**THE TASK**
Leave out every picture, then transcribe the rest of the listing exactly.

**SUPPLIED DATA**

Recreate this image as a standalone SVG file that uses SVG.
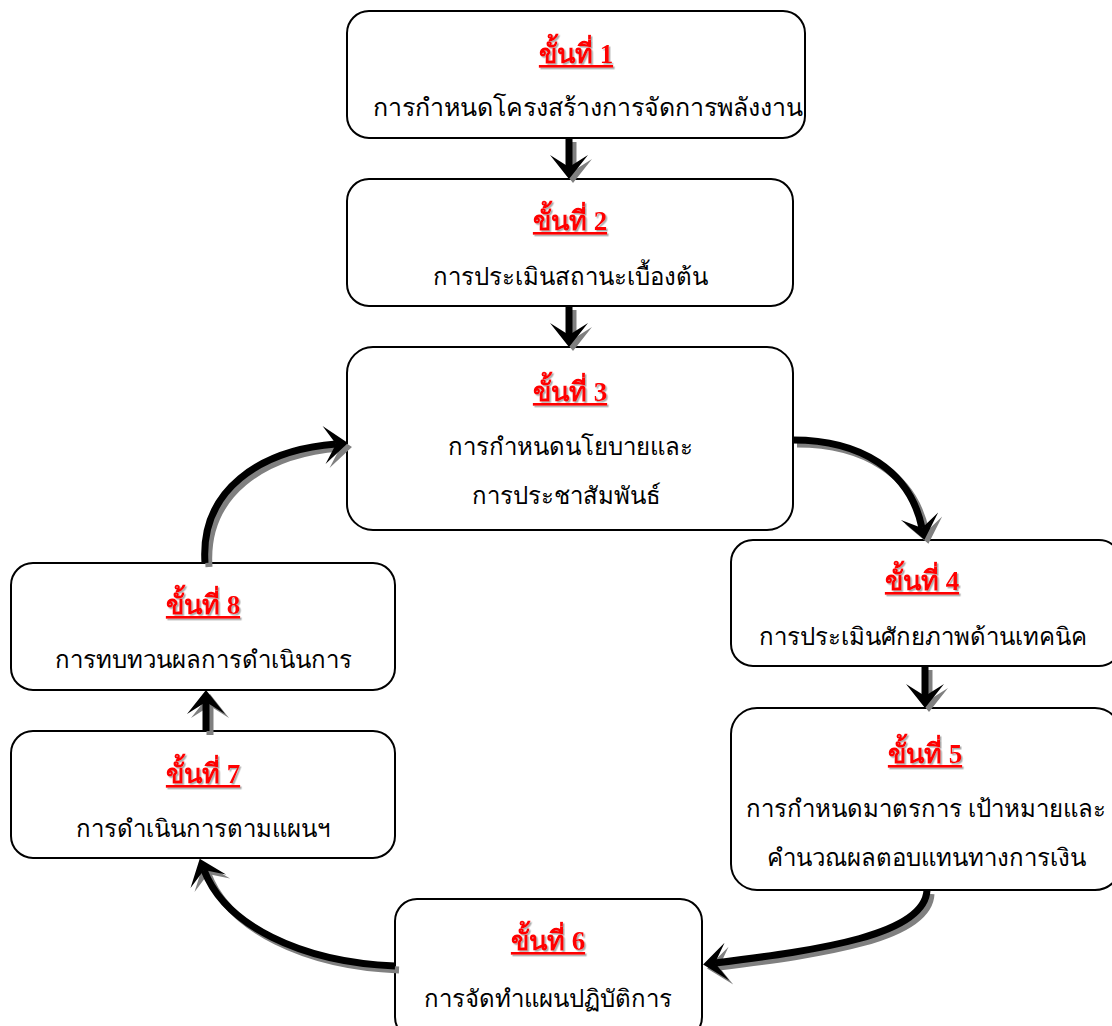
<svg xmlns="http://www.w3.org/2000/svg" width="1112" height="1026" viewBox="0 0 1112 1026">
<defs>
<style>
.box{fill:#fff;stroke:#000;stroke-width:2}
.title{font-family:"Liberation Serif","DejaVu Serif",serif;font-weight:bold;font-size:27px;fill:#ff0000;text-anchor:middle;text-decoration:underline;filter:url(#ts)}
.body{font-family:"Liberation Serif","DejaVu Serif","Noto Sans",serif;font-size:24px;fill:#000;text-anchor:middle}
.ln{fill:none;stroke:#000;stroke-width:7}
.sh{fill:none;stroke:#808080;stroke-width:7}
</style>
<filter id="ts" x="-10%" y="-10%" width="130%" height="140%">
<feDropShadow dx="1.5" dy="1.5" stdDeviation="0.6" flood-color="#888" flood-opacity="0.7"/>
</filter>
<marker id="ah" markerUnits="userSpaceOnUse" markerWidth="60" markerHeight="60" viewBox="-30 -30 60 60" refX="0" refY="0" orient="auto" overflow="visible">
<path d="M12,0 L-12,-19 L0,0 L-12,19 Z" fill="#000"/>
</marker>
<marker id="ahs" markerUnits="userSpaceOnUse" markerWidth="60" markerHeight="60" viewBox="-30 -30 60 60" refX="0" refY="0" orient="auto" overflow="visible">
<path d="M12,0 L-12,-19 L0,0 L-12,19 Z" fill="#808080"/>
</marker>
</defs>
<rect width="1112" height="1026" fill="#fff"/>

<g id="step1">
<rect class="box" x="347" y="11" width="458" height="127" rx="22"/>
<text class="title" x="576" y="63">ขั้นที่ 1</text>
<text class="body" x="588" y="116" style="font-size:25px">การกำหนดโครงสร้างการจัดการพลังงาน</text>
</g>
<g id="step2">
<rect class="box" x="347" y="179" width="446" height="127" rx="22"/>
<text class="title" x="570" y="230">ขั้นที่ 2</text>
<text class="body" x="570" y="285">การประเมินสถานะเบื้องต้น</text>
</g>
<g id="step3">
<rect class="box" x="347" y="347" width="446" height="183" rx="26"/>
<text class="title" x="570" y="401">ขั้นที่ 3</text>
<text class="body" x="570" y="455">การกำหนดนโยบายและ</text>
<text class="body" x="566" y="504">การประชาสัมพันธ์</text>
</g>
<g id="step4">
<rect class="box" x="731" y="540" width="390" height="126" rx="22"/>
<text class="title" x="922" y="590">ขั้นที่ 4</text>
<text class="body" x="923" y="645">การประเมินศักยภาพด้านเทคนิค</text>
</g>
<g id="step5">
<rect class="box" x="731" y="708" width="390" height="182" rx="26"/>
<text class="title" x="925" y="763">ขั้นที่ 5</text>
<text class="body" x="926" y="817">การกำหนดมาตรการ เป้าหมายและ</text>
<text class="body" x="926" y="866">คำนวณผลตอบแทนทางการเงิน</text>
</g>
<g id="step6">
<rect class="box" x="395" y="899" width="307" height="140" rx="22"/>
<text class="title" x="548" y="950">ขั้นที่ 6</text>
<text class="body" x="548" y="1007">การจัดทำแผนปฏิบัติการ</text>
</g>
<g id="step7">
<rect class="box" x="11" y="731" width="384" height="127" rx="22"/>
<text class="title" x="203" y="783">ขั้นที่ 7</text>
<text class="body" x="203" y="837">การดำเนินการตามแผนฯ</text>
</g>
<g id="step8">
<rect class="box" x="11" y="563" width="384" height="127" rx="22"/>
<text class="title" x="203" y="614">ขั้นที่ 8</text>
<text class="body" x="203" y="668">การทบทวนผลการดำเนินการ</text>
</g>

<g id="connectors">
<g transform="translate(4,4)">
<path class="sh" d="M569,138 L569,167" marker-end="url(#ahs)"/>
<path class="sh" d="M569,306 L569,335" marker-end="url(#ahs)"/>
<path class="sh" d="M793,440 C860,440 910,470 922,528" marker-end="url(#ahs)"/>
<path class="sh" d="M925,666 L925,696" marker-end="url(#ahs)"/>
<path class="sh" d="M927,890 C925,935 820,950 715,963" marker-end="url(#ahs)"/>
<path class="sh" d="M395,966 C300,962 225,925 204,870" marker-end="url(#ahs)"/>
<path class="sh" d="M206,731 L206,702" marker-end="url(#ahs)"/>
<path class="sh" d="M205,563 C200,490 260,450 336,444" marker-end="url(#ahs)"/>
</g>
<path class="ln" d="M569,138 L569,167" marker-end="url(#ah)"/>
<path class="ln" d="M569,306 L569,335" marker-end="url(#ah)"/>
<path class="ln" d="M793,440 C860,440 910,470 922,528" marker-end="url(#ah)"/>
<path class="ln" d="M925,666 L925,696" marker-end="url(#ah)"/>
<path class="ln" d="M927,890 C925,935 820,950 715,963" marker-end="url(#ah)"/>
<path class="ln" d="M395,966 C300,962 225,925 204,870" marker-end="url(#ah)"/>
<path class="ln" d="M206,731 L206,702" marker-end="url(#ah)"/>
<path class="ln" d="M205,563 C200,490 260,450 336,444" marker-end="url(#ah)"/>
</g>
</svg>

**FULL OUTPUT**
Recreate this image as a standalone SVG file that uses SVG.
<svg xmlns="http://www.w3.org/2000/svg" width="1112" height="1026" viewBox="0 0 1112 1026">
<defs>
<style>
.box{fill:#fff;stroke:#000;stroke-width:2}
.title{font-family:"Liberation Serif","DejaVu Serif",serif;font-weight:bold;font-size:27px;fill:#ff0000;text-anchor:middle;text-decoration:underline;filter:url(#ts)}
.body{font-family:"Liberation Serif","DejaVu Serif","Noto Sans",serif;font-size:24px;fill:#000;text-anchor:middle}
.ln{fill:none;stroke:#000;stroke-width:7}
.sh{fill:none;stroke:#808080;stroke-width:7}
</style>
<filter id="ts" x="-10%" y="-10%" width="130%" height="140%">
<feDropShadow dx="1.5" dy="1.5" stdDeviation="0.6" flood-color="#888" flood-opacity="0.7"/>
</filter>
<marker id="ah" markerUnits="userSpaceOnUse" markerWidth="60" markerHeight="60" viewBox="-30 -30 60 60" refX="0" refY="0" orient="auto" overflow="visible">
<path d="M12,0 L-12,-19 L0,0 L-12,19 Z" fill="#000"/>
</marker>
<marker id="ahs" markerUnits="userSpaceOnUse" markerWidth="60" markerHeight="60" viewBox="-30 -30 60 60" refX="0" refY="0" orient="auto" overflow="visible">
<path d="M12,0 L-12,-19 L0,0 L-12,19 Z" fill="#808080"/>
</marker>
</defs>
<rect width="1112" height="1026" fill="#fff"/>

<g id="step1">
<rect class="box" x="347" y="11" width="458" height="127" rx="22"/>
<text class="title" x="576" y="63">ขั้นที่ 1</text>
<text class="body" x="588" y="116" style="font-size:25px">การกำหนดโครงสร้างการจัดการพลังงาน</text>
</g>
<g id="step2">
<rect class="box" x="347" y="179" width="446" height="127" rx="22"/>
<text class="title" x="570" y="230">ขั้นที่ 2</text>
<text class="body" x="570" y="285">การประเมินสถานะเบื้องต้น</text>
</g>
<g id="step3">
<rect class="box" x="347" y="347" width="446" height="183" rx="26"/>
<text class="title" x="570" y="401">ขั้นที่ 3</text>
<text class="body" x="570" y="455">การกำหนดนโยบายและ</text>
<text class="body" x="566" y="504">การประชาสัมพันธ์</text>
</g>
<g id="step4">
<rect class="box" x="731" y="540" width="390" height="126" rx="22"/>
<text class="title" x="922" y="590">ขั้นที่ 4</text>
<text class="body" x="923" y="645">การประเมินศักยภาพด้านเทคนิค</text>
</g>
<g id="step5">
<rect class="box" x="731" y="708" width="390" height="182" rx="26"/>
<text class="title" x="925" y="763">ขั้นที่ 5</text>
<text class="body" x="926" y="817">การกำหนดมาตรการ เป้าหมายและ</text>
<text class="body" x="926" y="866">คำนวณผลตอบแทนทางการเงิน</text>
</g>
<g id="step6">
<rect class="box" x="395" y="899" width="307" height="140" rx="22"/>
<text class="title" x="548" y="950">ขั้นที่ 6</text>
<text class="body" x="548" y="1007">การจัดทำแผนปฏิบัติการ</text>
</g>
<g id="step7">
<rect class="box" x="11" y="731" width="384" height="127" rx="22"/>
<text class="title" x="203" y="783">ขั้นที่ 7</text>
<text class="body" x="203" y="837">การดำเนินการตามแผนฯ</text>
</g>
<g id="step8">
<rect class="box" x="11" y="563" width="384" height="127" rx="22"/>
<text class="title" x="203" y="614">ขั้นที่ 8</text>
<text class="body" x="203" y="668">การทบทวนผลการดำเนินการ</text>
</g>

<g id="connectors">
<g transform="translate(4,4)">
<path class="sh" d="M569,138 L569,167" marker-end="url(#ahs)"/>
<path class="sh" d="M569,306 L569,335" marker-end="url(#ahs)"/>
<path class="sh" d="M793,440 C860,440 910,470 922,528" marker-end="url(#ahs)"/>
<path class="sh" d="M925,666 L925,696" marker-end="url(#ahs)"/>
<path class="sh" d="M927,890 C925,935 820,950 715,963" marker-end="url(#ahs)"/>
<path class="sh" d="M395,966 C300,962 225,925 204,870" marker-end="url(#ahs)"/>
<path class="sh" d="M206,731 L206,702" marker-end="url(#ahs)"/>
<path class="sh" d="M205,563 C200,490 260,450 336,444" marker-end="url(#ahs)"/>
</g>
<path class="ln" d="M569,138 L569,167" marker-end="url(#ah)"/>
<path class="ln" d="M569,306 L569,335" marker-end="url(#ah)"/>
<path class="ln" d="M793,440 C860,440 910,470 922,528" marker-end="url(#ah)"/>
<path class="ln" d="M925,666 L925,696" marker-end="url(#ah)"/>
<path class="ln" d="M927,890 C925,935 820,950 715,963" marker-end="url(#ah)"/>
<path class="ln" d="M395,966 C300,962 225,925 204,870" marker-end="url(#ah)"/>
<path class="ln" d="M206,731 L206,702" marker-end="url(#ah)"/>
<path class="ln" d="M205,563 C200,490 260,450 336,444" marker-end="url(#ah)"/>
</g>
</svg>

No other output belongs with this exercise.